On the inside, every body has its quirks, from unusual vasculature to a different number of ribs. A large wall hanging in the laboratory depicts a simplified body with smooth lines and clearly labeled organs, but there’s nothing quite like the real thing: what’s under the knife rarely looks the same as it does in the textbook, where illustrations still dominate. While idiosyncrasies give each cadaver a personality, who the person was in life is kept a secret. Bodies are typically assigned a number and at no point during the dissection are their names revealed.
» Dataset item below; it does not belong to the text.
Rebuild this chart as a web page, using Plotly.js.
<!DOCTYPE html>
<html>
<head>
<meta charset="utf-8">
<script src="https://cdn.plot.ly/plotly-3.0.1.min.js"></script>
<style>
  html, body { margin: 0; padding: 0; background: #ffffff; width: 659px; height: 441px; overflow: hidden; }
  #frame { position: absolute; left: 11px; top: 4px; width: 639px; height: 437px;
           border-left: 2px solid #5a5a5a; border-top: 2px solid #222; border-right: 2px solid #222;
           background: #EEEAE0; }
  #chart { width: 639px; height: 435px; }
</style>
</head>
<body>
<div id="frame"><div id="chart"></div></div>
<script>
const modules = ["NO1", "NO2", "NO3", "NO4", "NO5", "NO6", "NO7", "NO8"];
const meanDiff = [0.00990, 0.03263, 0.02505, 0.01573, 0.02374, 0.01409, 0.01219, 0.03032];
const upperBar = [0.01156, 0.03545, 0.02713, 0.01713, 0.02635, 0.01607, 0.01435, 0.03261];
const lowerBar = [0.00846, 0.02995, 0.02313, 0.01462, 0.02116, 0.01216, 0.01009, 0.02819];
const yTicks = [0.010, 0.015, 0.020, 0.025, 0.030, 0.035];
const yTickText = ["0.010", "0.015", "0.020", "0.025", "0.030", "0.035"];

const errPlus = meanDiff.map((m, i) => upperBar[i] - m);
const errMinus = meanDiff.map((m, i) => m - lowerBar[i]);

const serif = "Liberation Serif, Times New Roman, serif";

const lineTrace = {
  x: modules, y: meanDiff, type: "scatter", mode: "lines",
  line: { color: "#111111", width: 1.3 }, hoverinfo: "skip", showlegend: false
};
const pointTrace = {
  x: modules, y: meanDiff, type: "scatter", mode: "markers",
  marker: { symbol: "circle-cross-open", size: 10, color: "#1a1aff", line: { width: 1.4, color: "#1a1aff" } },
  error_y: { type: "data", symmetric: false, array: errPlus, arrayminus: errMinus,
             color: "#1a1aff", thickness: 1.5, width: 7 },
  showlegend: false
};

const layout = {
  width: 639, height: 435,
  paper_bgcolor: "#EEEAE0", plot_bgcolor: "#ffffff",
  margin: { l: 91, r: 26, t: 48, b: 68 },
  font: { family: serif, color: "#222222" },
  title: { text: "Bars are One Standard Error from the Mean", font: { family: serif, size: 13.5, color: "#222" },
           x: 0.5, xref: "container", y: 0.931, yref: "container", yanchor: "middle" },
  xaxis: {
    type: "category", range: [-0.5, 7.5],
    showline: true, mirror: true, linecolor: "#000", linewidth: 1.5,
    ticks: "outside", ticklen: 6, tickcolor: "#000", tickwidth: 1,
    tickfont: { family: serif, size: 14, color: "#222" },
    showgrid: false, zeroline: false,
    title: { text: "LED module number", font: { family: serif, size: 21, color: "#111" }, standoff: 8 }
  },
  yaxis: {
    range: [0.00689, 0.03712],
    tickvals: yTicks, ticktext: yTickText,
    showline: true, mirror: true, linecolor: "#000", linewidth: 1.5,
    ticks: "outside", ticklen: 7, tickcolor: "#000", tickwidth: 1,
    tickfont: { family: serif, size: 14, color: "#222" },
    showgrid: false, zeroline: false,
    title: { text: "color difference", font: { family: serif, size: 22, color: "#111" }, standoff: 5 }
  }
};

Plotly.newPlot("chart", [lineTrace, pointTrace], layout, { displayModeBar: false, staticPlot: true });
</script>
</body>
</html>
As you reach the end of your second life, your body undergoes a more conventional ritual: cremation. Guelph, as with most universities, keeps track of your parts—so, even if you spend a few years divided, you can be reasonably sure that your urn will ultimately contain all of you and nobody else. Some schools have their own plot where ashes are interred, though they send them to the next-of-kin if requested. The annual memorial services are frequently well attended; because of the short time frame in which a body has to be moved and embalmed, there is rarely time for friends and family to hold a conventional funeral. The services are non-denominational, with most religions open to body donation. (Some interpretations of Islam and Judaism prohibit it.) But in a way, body donation is the triumph of a secular humanist’s vision of the afterlife: people do not go to a better place, but to a more useful place.
It was Sathasivam who gave the lecture to Paul and Irma Webb at the Guelph retirement community two and a half years ago, and who gave me the couple’s contact information with their permission. I wanted to speak to someone who was already planning to donate their body. Sathasivam suggested I try the couple a few days later, because they were about to leave for a short vacation, and there was, after all, no rush.
Irma died suddenly of a brain hemorrhage the day that I followed up. There were no signs she was in ill health; they had no reason to think that their sixtieth wedding anniversary would also be their last. Oblivious to the invisible bleeding, Paul kept talking to his wife, but Irma never replied. She was rushed to hospital but it was too late. Sathasivam arrived shortly thereafter to help make the arrangements and Irma’s body was taken away.
Paul’s voice still trembled when I spoke to him on the phone two weeks later. He says he takes solace in the fact that he was able to fulfill her wishes, and that they managed to file their paperwork about ten days before Irma died. “It was totally unexpected,” he says. “But she had made the decision and we went ahead with it.”
In many ways, body donation is a clinical process—fast, efficient, and respectful—but it also arises during one of life’s most emotional phases. While there are many complexities to the affair—transport, embalmment, dissection, cremation—the most complicated and messiest part of donating your body to science is not what happens to you. It’s what happens to those you leave behind.